_GIVEN TASK_
Your task is to retype, word for word, the lines from the start of the data through the line holding "(0,0) rectangle (562,725);". Do not include the pictures.

_SOURCE EXCERPT_
>> Begin

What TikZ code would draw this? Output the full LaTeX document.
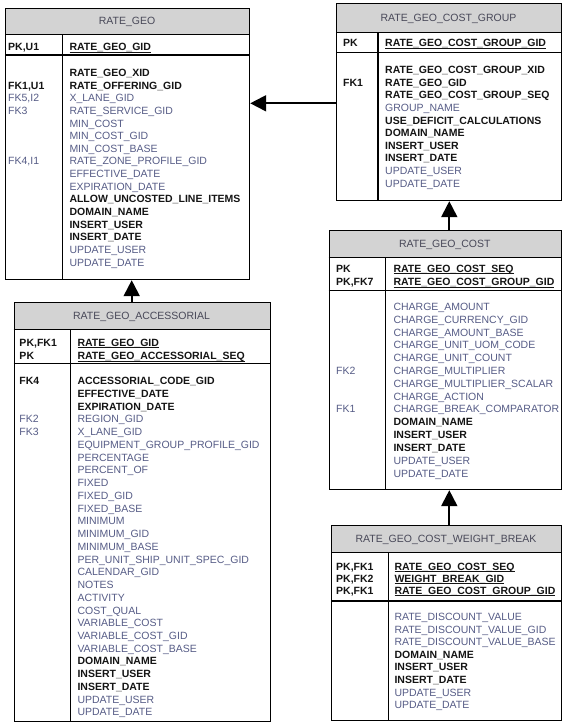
\documentclass[tikz,border=0pt]{standalone}
\usepackage{fontspec}
\setmainfont{Liberation Sans}
\usetikzlibrary{arrows.meta}
\definecolor{regc}{RGB}{86,92,134}
\definecolor{blkc}{RGB}{20,20,20}
\definecolor{ttlc}{RGB}{72,72,88}
\definecolor{ttlfill}{RGB}{211,211,211}
\newcommand\regtxt[1]{{\color{regc}#1}}
\newcommand\boldtxt[1]{{\color{blkc}\bfseries #1}}
\newcommand\pktxt[1]{{\color{blkc}\bfseries\setbox0\hbox{#1}\rlap{\rule[-2.4pt]{\wd0}{1.1pt}}\box0}}
\tikzset{
  txt/.style={anchor=base west, inner sep=0pt, font=\fontsize{10.5}{12}\selectfont},
  ttl/.style={anchor=base, inner sep=0pt, font=\fontsize{10.5}{12}\selectfont, text=ttlc},
  tblbox/.style={draw=black, line width=1.2pt, inner sep=0pt, fill=none},
  sepline/.style={draw=black, line width=1.2pt},
  conn/.style={line width=2pt, -{Triangle[length=16pt,width=16pt]}},
}
\newcommand\tabrows[5]{\foreach \t [count=\i from 0] in {#5} {\node[txt] (#1-\i) at ({#2},{#3+\i*#4}) {\t};}}
\newcommand\tablebox[8]{%
  \fill[ttlfill] (#2,#3) rectangle (#4,#6);
  \draw[sepline] (#2,#6) -- (#4,#6);
  \draw[sepline] (#2,#7) -- (#4,#7);
  \draw[sepline] (#8,#6) -- (#8,#5);
  \node[tblbox, anchor=north west, minimum width={#4-#2}, minimum height={#5-#3}] (#1) at (#2,#3) {};
}
\begin{document}
\begin{tikzpicture}[x=1pt,y=-1pt]
\useasboundingbox (0,0) rectangle (562,725);

% ---------- RATE_GEO ----------
\tablebox{rg}{5}{8}{249}{279}{34.5}{55}{62.5}
\node[ttl] (rg-t) at (127,25) {RATE\_GEO};
\node[txt] (rg-k0) at (8,50.7) {\boldtxt{PK,U1}};
\node[txt] (rg-p0) at (69.3,50.7) {\pktxt{RATE\_GEO\_GID}};
\tabrows{rga}{69.3}{76.4}{12.65}{
 \boldtxt{RATE\_GEO\_XID},
 \boldtxt{RATE\_OFFERING\_GID},
 \regtxt{X\_LANE\_GID},
 \regtxt{RATE\_SERVICE\_GID},
 \regtxt{MIN\_COST},
 \regtxt{MIN\_COST\_GID},
 \regtxt{MIN\_COST\_BASE},
 \regtxt{RATE\_ZONE\_PROFILE\_GID},
 \regtxt{EFFECTIVE\_DATE},
 \regtxt{EXPIRATION\_DATE},
 \boldtxt{ALLOW\_UNCOSTED\_LINE\_ITEMS},
 \boldtxt{DOMAIN\_NAME},
 \boldtxt{INSERT\_USER},
 \boldtxt{INSERT\_DATE},
 \regtxt{UPDATE\_USER},
 \regtxt{UPDATE\_DATE}}
\node[txt] (rg-k1) at (8,{76.4+1*12.65}) {\boldtxt{FK1,U1}};
\node[txt] (rg-k2) at (8,{76.4+2*12.65}) {\regtxt{FK5,I2}};
\node[txt] (rg-k3) at (8,{76.4+3*12.65}) {\regtxt{FK3}};
\node[txt] (rg-k4) at (8,{76.4+7*12.65}) {\regtxt{FK4,I1}};

% ---------- RATE_GEO_COST_GROUP ----------
\tablebox{cg}{336}{3}{561}{200}{32.5}{52.5}{378}
\node[ttl] (cg-t) at (448.5,21.5) {RATE\_GEO\_COST\_GROUP};
\node[txt] (cg-k0) at (343,47) {\boldtxt{PK}};
\node[txt] (cg-p0) at (385,47) {\pktxt{RATE\_GEO\_COST\_GROUP\_GID}};
\tabrows{cga}{385}{73.7}{12.6}{
 \boldtxt{RATE\_GEO\_COST\_GROUP\_XID},
 \boldtxt{RATE\_GEO\_GID},
 \boldtxt{RATE\_GEO\_COST\_GROUP\_SEQ},
 \regtxt{GROUP\_NAME},
 \boldtxt{USE\_DEFICIT\_CALCULATIONS},
 \boldtxt{DOMAIN\_NAME},
 \boldtxt{INSERT\_USER},
 \boldtxt{INSERT\_DATE},
 \regtxt{UPDATE\_USER},
 \regtxt{UPDATE\_DATE}}
\node[txt] (cg-k1) at (343,{73.7+1*12.6}) {\boldtxt{FK1}};

% ---------- RATE_GEO_COST ----------
\tablebox{co}{328.5}{230}{561}{489}{257.5}{290.5}{385.5}
\node[ttl] (co-t) at (444.75,247.5) {RATE\_GEO\_COST};
\node[txt] (co-k0) at (336,272) {\boldtxt{PK}};
\node[txt] (co-k1) at (336,285.5) {\boldtxt{PK,FK7}};
\node[txt] (co-p0) at (393.3,272) {\pktxt{RATE\_GEO\_COST\_SEQ}};
\node[txt] (co-p1) at (393.3,285.5) {\pktxt{RATE\_GEO\_COST\_GROUP\_GID}};
\tabrows{coa}{393.3}{310.4}{12.82}{
 \regtxt{CHARGE\_AMOUNT},
 \regtxt{CHARGE\_CURRENCY\_GID},
 \regtxt{CHARGE\_AMOUNT\_BASE},
 \regtxt{CHARGE\_UNIT\_UOM\_CODE},
 \regtxt{CHARGE\_UNIT\_COUNT},
 \regtxt{CHARGE\_MULTIPLIER},
 \regtxt{CHARGE\_MULTIPLIER\_SCALAR},
 \regtxt{CHARGE\_ACTION},
 \regtxt{CHARGE\_BREAK\_COMPARATOR},
 \boldtxt{DOMAIN\_NAME},
 \boldtxt{INSERT\_USER},
 \boldtxt{INSERT\_DATE},
 \regtxt{UPDATE\_USER},
 \regtxt{UPDATE\_DATE}}
\node[txt] (co-k2) at (336,{310.4+5*12.82}) {\regtxt{FK2}};
\node[txt] (co-k3) at (336,{310.4+8*12.82}) {\regtxt{FK1}};

% ---------- RATE_GEO_COST_WEIGHT_BREAK ----------
\tablebox{wb}{331}{525}{561}{720}{552.5}{601}{388.5}
\node[ttl] (wb-t) at (446,542.5) {RATE\_GEO\_COST\_WEIGHT\_BREAK};
\node[txt] (wb-k0) at (336,570) {\boldtxt{PK,FK1}};
\node[txt] (wb-k1) at (336,582) {\boldtxt{PK,FK2}};
\node[txt] (wb-k2) at (336,594) {\boldtxt{PK,FK1}};
\node[txt] (wb-p0) at (394.3,570) {\pktxt{RATE\_GEO\_COST\_SEQ}};
\node[txt] (wb-p1) at (394.3,582) {\pktxt{WEIGHT\_BREAK\_GID}};
\node[txt] (wb-p2) at (394.3,594) {\pktxt{RATE\_GEO\_COST\_GROUP\_GID}};
\tabrows{wba}{394.3}{620.4}{12.6}{
 \regtxt{RATE\_DISCOUNT\_VALUE},
 \regtxt{RATE\_DISCOUNT\_VALUE\_GID},
 \regtxt{RATE\_DISCOUNT\_VALUE\_BASE},
 \boldtxt{DOMAIN\_NAME},
 \boldtxt{INSERT\_USER},
 \boldtxt{INSERT\_DATE},
 \regtxt{UPDATE\_USER},
 \regtxt{UPDATE\_DATE}}

% ---------- RATE_GEO_ACCESSORIAL ----------
\tablebox{ac}{13.5}{302}{269.5}{721}{329.5}{363.5}{70.5}
\node[ttl] (ac-t) at (141.5,319.5) {RATE\_GEO\_ACCESSORIAL};
\node[txt] (ac-k0) at (19.3,346) {\boldtxt{PK,FK1}};
\node[txt] (ac-k1) at (19.3,359.4) {\boldtxt{PK}};
\node[txt] (ac-p0) at (77.3,346) {\pktxt{RATE\_GEO\_GID}};
\node[txt] (ac-p1) at (77.3,359.4) {\pktxt{RATE\_GEO\_ACCESSORIAL\_SEQ}};
\tabrows{aca}{77.3}{384.7}{12.74}{
 \boldtxt{ACCESSORIAL\_CODE\_GID},
 \boldtxt{EFFECTIVE\_DATE},
 \boldtxt{EXPIRATION\_DATE},
 \regtxt{REGION\_GID},
 \regtxt{X\_LANE\_GID},
 \regtxt{EQUIPMENT\_GROUP\_PROFILE\_GID},
 \regtxt{PERCENTAGE},
 \regtxt{PERCENT\_OF},
 \regtxt{FIXED},
 \regtxt{FIXED\_GID},
 \regtxt{FIXED\_BASE},
 \regtxt{MINIMUM},
 \regtxt{MINIMUM\_GID},
 \regtxt{MINIMUM\_BASE},
 \regtxt{PER\_UNIT\_SHIP\_UNIT\_SPEC\_GID},
 \regtxt{CALENDAR\_GID},
 \regtxt{NOTES},
 \regtxt{ACTIVITY},
 \regtxt{COST\_QUAL},
 \regtxt{VARIABLE\_COST},
 \regtxt{VARIABLE\_COST\_GID},
 \regtxt{VARIABLE\_COST\_BASE},
 \boldtxt{DOMAIN\_NAME},
 \boldtxt{INSERT\_USER},
 \boldtxt{INSERT\_DATE},
 \regtxt{UPDATE\_USER},
 \regtxt{UPDATE\_DATE}}
\node[txt] (ac-k2) at (19.3,384.7) {\boldtxt{FK4}};
\node[txt] (ac-k3) at (19.3,{384.7+3*12.74}) {\regtxt{FK2}};
\node[txt] (ac-k4) at (19.3,{384.7+4*12.74}) {\regtxt{FK3}};

% ---------- connectors ----------
\coordinate (ay) at (0,103.3);
\coordinate (ax1) at (131.7,0);
\coordinate (ax2) at (449.3,0);
\draw[conn] (cg.west |- ay) -- (rg.east |- ay);
\draw[conn] (ac.north -| ax1) -- (rg.south -| ax1);
\draw[conn] (co.north -| ax2) -- (cg.south -| ax2);
\draw[conn] (wb.north -| ax2) -- (co.south -| ax2);
\end{tikzpicture}
\end{document}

>> End

_EXERCISE RESULT_
What TikZ code would draw this? Output the full LaTeX document.
\documentclass[tikz,border=0pt]{standalone}
\usepackage{fontspec}
\setmainfont{Liberation Sans}
\usetikzlibrary{arrows.meta}
\definecolor{regc}{RGB}{86,92,134}
\definecolor{blkc}{RGB}{20,20,20}
\definecolor{ttlc}{RGB}{72,72,88}
\definecolor{ttlfill}{RGB}{211,211,211}
\newcommand\regtxt[1]{{\color{regc}#1}}
\newcommand\boldtxt[1]{{\color{blkc}\bfseries #1}}
\newcommand\pktxt[1]{{\color{blkc}\bfseries\setbox0\hbox{#1}\rlap{\rule[-2.4pt]{\wd0}{1.1pt}}\box0}}
\tikzset{
  txt/.style={anchor=base west, inner sep=0pt, font=\fontsize{10.5}{12}\selectfont},
  ttl/.style={anchor=base, inner sep=0pt, font=\fontsize{10.5}{12}\selectfont, text=ttlc},
  tblbox/.style={draw=black, line width=1.2pt, inner sep=0pt, fill=none},
  sepline/.style={draw=black, line width=1.2pt},
  conn/.style={line width=2pt, -{Triangle[length=16pt,width=16pt]}},
}
\newcommand\tabrows[5]{\foreach \t [count=\i from 0] in {#5} {\node[txt] (#1-\i) at ({#2},{#3+\i*#4}) {\t};}}
\newcommand\tablebox[8]{%
  \fill[ttlfill] (#2,#3) rectangle (#4,#6);
  \draw[sepline] (#2,#6) -- (#4,#6);
  \draw[sepline] (#2,#7) -- (#4,#7);
  \draw[sepline] (#8,#6) -- (#8,#5);
  \node[tblbox, anchor=north west, minimum width={#4-#2}, minimum height={#5-#3}] (#1) at (#2,#3) {};
}
\begin{document}
\begin{tikzpicture}[x=1pt,y=-1pt]
\useasboundingbox (0,0) rectangle (562,725);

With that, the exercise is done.